I have also grown and changed alongside, and perhaps more accurately, through Circumspect. Like my blog, I am five years older and I have a larger archive of experiences than I did back then. In many ways, this site is a testament to the growth within me - as a writer and a woman. My passion for writing and interacting is real, but so are my fears, doubts, problems, insecurities. It's always been important for me to share my challenges because I think its so easy for people's lives to seem glamorous from a distance. However, sometimes, I wondered if I should be sharing so much, literally stripping my soul bare...

In late September I put up a post saying I was taking somewhat of a break from blogging. I was conflicted within myself. Blogging/writing wasn't what it used to be, it didn't feel the same doing what I'd come to enjoy. While I didn't have my answer, I knew that I needed to step away from the blog and assess what was going on. I needed to look within, to figure out why I no longer found genuine pleasure in writing and blogging. At the time, it seemed like it was the added sense of "pressure" - that I "had to" write frequently and especially that I had "no time" - that was the issue. And so, I decided that I wouldn't post any original content on the blog for a while. Instead, I'd write for others - that would take my self-imposed pressure off, give me some structure time-wise, and most importantly, keep me in the act of writing. For the most part, I held true to this. The majority of my posts after my confessions post have been republications.

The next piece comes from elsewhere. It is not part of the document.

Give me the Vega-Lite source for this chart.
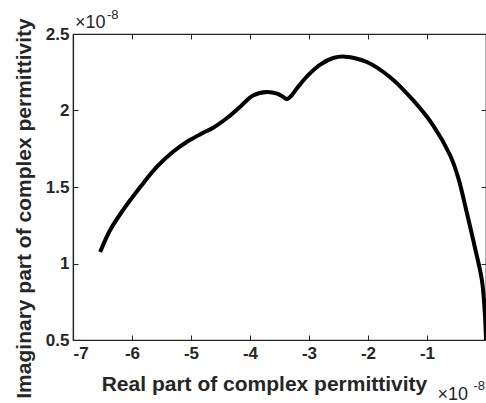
{
  "$schema": "https://vega.github.io/schema/vega-lite/v6.json",
  "width": 413,
  "height": 306,
  "autosize": {"type": "none"},
  "padding": {"left": 73, "top": 34, "right": 0, "bottom": 63},
  "background": "white",
  "config": {
    "font": "Liberation Sans",
    "view": {"stroke": "#262626", "strokeWidth": 1.2},
    "axis": {"grid": false, "domain": true, "domainColor": "#262626", "domainWidth": 1.2, "ticks": true, "tickColor": "#262626", "tickWidth": 1, "labelColor": "#262626", "titleColor": "#262626", "labelFont": "Liberation Sans", "titleFont": "Liberation Sans"}
  },
  "datasets": {
    "curve": [
      {"re": -6.54e-8, "im": 1.075e-8},
      {"re": -6.37e-8, "im": 1.219e-8},
      {"re": -6.15e-8, "im": 1.350e-8},
      {"re": -5.86e-8, "im": 1.500e-8},
      {"re": -5.58e-8, "im": 1.631e-8},
      {"re": -5.31e-8, "im": 1.729e-8},
      {"re": -5.02e-8, "im": 1.807e-8},
      {"re": -4.80e-8, "im": 1.853e-8},
      {"re": -4.63e-8, "im": 1.886e-8},
      {"re": -4.39e-8, "im": 1.951e-8},
      {"re": -4.17e-8, "im": 2.023e-8},
      {"re": -3.95e-8, "im": 2.098e-8},
      {"re": -3.71e-8, "im": 2.121e-8},
      {"re": -3.54e-8, "im": 2.110e-8},
      {"re": -3.45e-8, "im": 2.092e-8},
      {"re": -3.37e-8, "im": 2.075e-8},
      {"re": -3.29e-8, "im": 2.101e-8},
      {"re": -3.20e-8, "im": 2.147e-8},
      {"re": -3.03e-8, "im": 2.225e-8},
      {"re": -2.81e-8, "im": 2.300e-8},
      {"re": -2.59e-8, "im": 2.343e-8},
      {"re": -2.39e-8, "im": 2.352e-8},
      {"re": -2.02e-8, "im": 2.317e-8},
      {"re": -1.63e-8, "im": 2.219e-8},
      {"re": -1.24e-8, "im": 2.069e-8},
      {"re": -0.90e-8, "im": 1.905e-8},
      {"re": -0.61e-8, "im": 1.709e-8},
      {"re": -0.47e-8, "im": 1.560e-8},
      {"re": -0.33e-8, "im": 1.340e-8},
      {"re": -0.19e-8, "im": 1.108e-8},
      {"re": -0.07e-8, "im": 0.892e-8},
      {"re": -0.02e-8, "im": 0.676e-8},
      {"re": 0.0, "im": 0.5e-8}
    ]
  },
  "layer": [
    {
      "data": {"name": "curve"},
      "mark": {"type": "line", "color": "black", "strokeWidth": 4, "interpolate": "catmull-rom", "clip": true},
      "encoding": {
        "x": {"field": "re", "type": "quantitative",
          "scale": {"domain": [-7e-8, 0], "nice": false, "zero": false},
          "axis": {"orient": "bottom", "values": [-7e-8, -6e-8, -5e-8, -4e-8, -3e-8, -2e-8, -1e-8, 0],
            "labelExpr": "datum.value === 0 ? '' : replace(format(datum.value * 1e8, '~g'), '\u2212', '-')",
            "tickSize": -5, "labelPadding": 10, "labelFontSize": 17, "labelFontWeight": "bold",
            "title": "Real part of complex permittivity", "titleFontSize": 21, "titleFontWeight": "bold", "titlePadding": 12,
            "titleX": 191, "titleAlign": "center"}},
        "y": {"field": "im", "type": "quantitative",
          "scale": {"domain": [0.5e-8, 2.5e-8], "nice": false, "zero": false},
          "axis": {"orient": "left", "values": [0.5e-8, 1e-8, 1.5e-8, 2e-8, 2.5e-8],
            "labelExpr": "format(datum.value * 1e8, '~g')",
            "tickSize": -5, "labelPadding": 9, "labelFontSize": 17, "labelFontWeight": "bold",
            "title": "Imaginary part of complex permittivity", "titleFontSize": 21, "titleFontWeight": "bold",
            "titleY": 174, "titleX": -49, "titleBaseline": "middle"}}
      }
    },
    {
      "data": {"name": "curve"},
      "mark": {"type": "point", "opacity": 0},
      "encoding": {
        "x": {"field": "re", "type": "quantitative",
          "scale": {"domain": [-7e-8, 0], "nice": false, "zero": false},
          "axis": {"orient": "top", "values": [-7e-8, -6e-8, -5e-8, -4e-8, -3e-8, -2e-8, -1e-8, 0], "labels": false, "tickSize": -5, "title": null}},
        "y": {"field": "im", "type": "quantitative",
          "scale": {"domain": [0.5e-8, 2.5e-8], "nice": false, "zero": false},
          "axis": {"orient": "right", "values": [0.5e-8, 1e-8, 1.5e-8, 2e-8, 2.5e-8], "labels": false, "tickSize": -5, "title": null}}
      }
    },
    {
      "data": {"values": [{"re": -7e-8, "im": 2.5e-8, "t": "×10"}]},
      "mark": {"type": "text", "fontSize": 18, "align": "left", "baseline": "alphabetic", "dx": 2, "dy": -6, "color": "#262626"},
      "encoding": {"x": {"field": "re", "type": "quantitative", "axis": null}, "y": {"field": "im", "type": "quantitative", "axis": null}, "text": {"field": "t"}}
    },
    {
      "data": {"values": [{"re": -7e-8, "im": 2.5e-8, "t": "-8"}]},
      "mark": {"type": "text", "fontSize": 13, "align": "left", "baseline": "alphabetic", "dx": 34, "dy": -15, "color": "#262626"},
      "encoding": {"x": {"field": "re", "type": "quantitative", "axis": null}, "y": {"field": "im", "type": "quantitative", "axis": null}, "text": {"field": "t"}}
    },
    {
      "data": {"values": [{"re": 0, "im": 0.5e-8, "t": "×10"}]},
      "mark": {"type": "text", "fontSize": 18, "align": "right", "baseline": "alphabetic", "dx": -18, "dy": 60, "color": "#262626"},
      "encoding": {"x": {"field": "re", "type": "quantitative", "axis": null}, "y": {"field": "im", "type": "quantitative", "axis": null}, "text": {"field": "t"}}
    },
    {
      "data": {"values": [{"re": 0, "im": 0.5e-8, "t": "-8"}]},
      "mark": {"type": "text", "fontSize": 13, "align": "right", "baseline": "alphabetic", "dx": -1, "dy": 50, "color": "#262626"},
      "encoding": {"x": {"field": "re", "type": "quantitative", "axis": null}, "y": {"field": "im", "type": "quantitative", "axis": null}, "text": {"field": "t"}}
    }
  ],
  "resolve": {"axis": {"x": "independent", "y": "independent"}}
}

In many ways blogging has become the "in-thing". While its great that many people are embracing this tool, it also means that the quality of writing and intentions for blogging are varied and different. Many people simply 'copy' and 'paste', while others post other's works without giving due credit. Hundreds more blog simply to make a name for themselves and gain access to opportunities. While it's easy to keep promises to other people, it's usually hard to keep promises to ourselves. I'd promised myself that I'd always be real and genuine with blogging and writing. But I wasn't always. I may not have passed off another's work as my own, but I sometimes posted things simply because someone wanted me to. Other times I'd post because I felt I was slacking off (essentially comparing myself to others), and many times I posted because I felt I was expected to.

The past couple of months have been spent wondering how to recapture the enthusiasm I had for writing, blogging, sharing. "How do I get back the magic?" I wondered whether it had to do with what I call "the exuberance of youth", and if that quality was rubbing off now that I was growing older up. Maybe it was a beginner's luck type thing? How could I recapture it? Last week, I had a discussion with someone who has unknowingly become a mirror of sorts for me, and it hit me. All the gratification that came with writing and blogging was rooted in one thing: a passion for life and a desire to learn.

The moment you start thinking you are deserving is when you lose it all. The truth was I had become a bit complacent. My experience as a blogger, and the opportunities I'd been blessed with as a result of Circumspect, were getting to my head. I thought I knew how to do my art, and so I was no longer open. I'd stopped giving entirely of myself in each post, and instead gave out measured doses. I realize now that complacency is a roadblock to a life of learning and growth. More importantly, I can now immortalize the mission and vision of this platform as being a place for genuinely sharing passions, experiences, and ideas.

It's been five long years, with laughter, inspiration, tears, false starts, successes, opportunities, friends, interaction, faith, vulnerability, fears, challenges, hope and passion. The truth of the matter is this:

We all do things, and hope it will count for something. Whether it's to show our competence, win the heart of another, to prove a naysayer wrong, to gain the respect of a contemporary, or the recognition of a crowd, to have our parents say, well done my child, or have others look up to you. What ever we do, we hope it counts for something. And sometimes it does, as clear as day. But most times, most times you're never actually sure, you just keep shuffling along. How long you keep on shuffling though will tell one thing. Whether or not you really make you count for something - so that you can be proud of all you've done, chosen not to do, achieved, failed, learned - will tell another. Because if it doesn't count for you as well, well, to what value could you put it up against?

Thank you for sharing this journey with me thus far. Wishing you all light, love, and the courage to be who you were meant to become.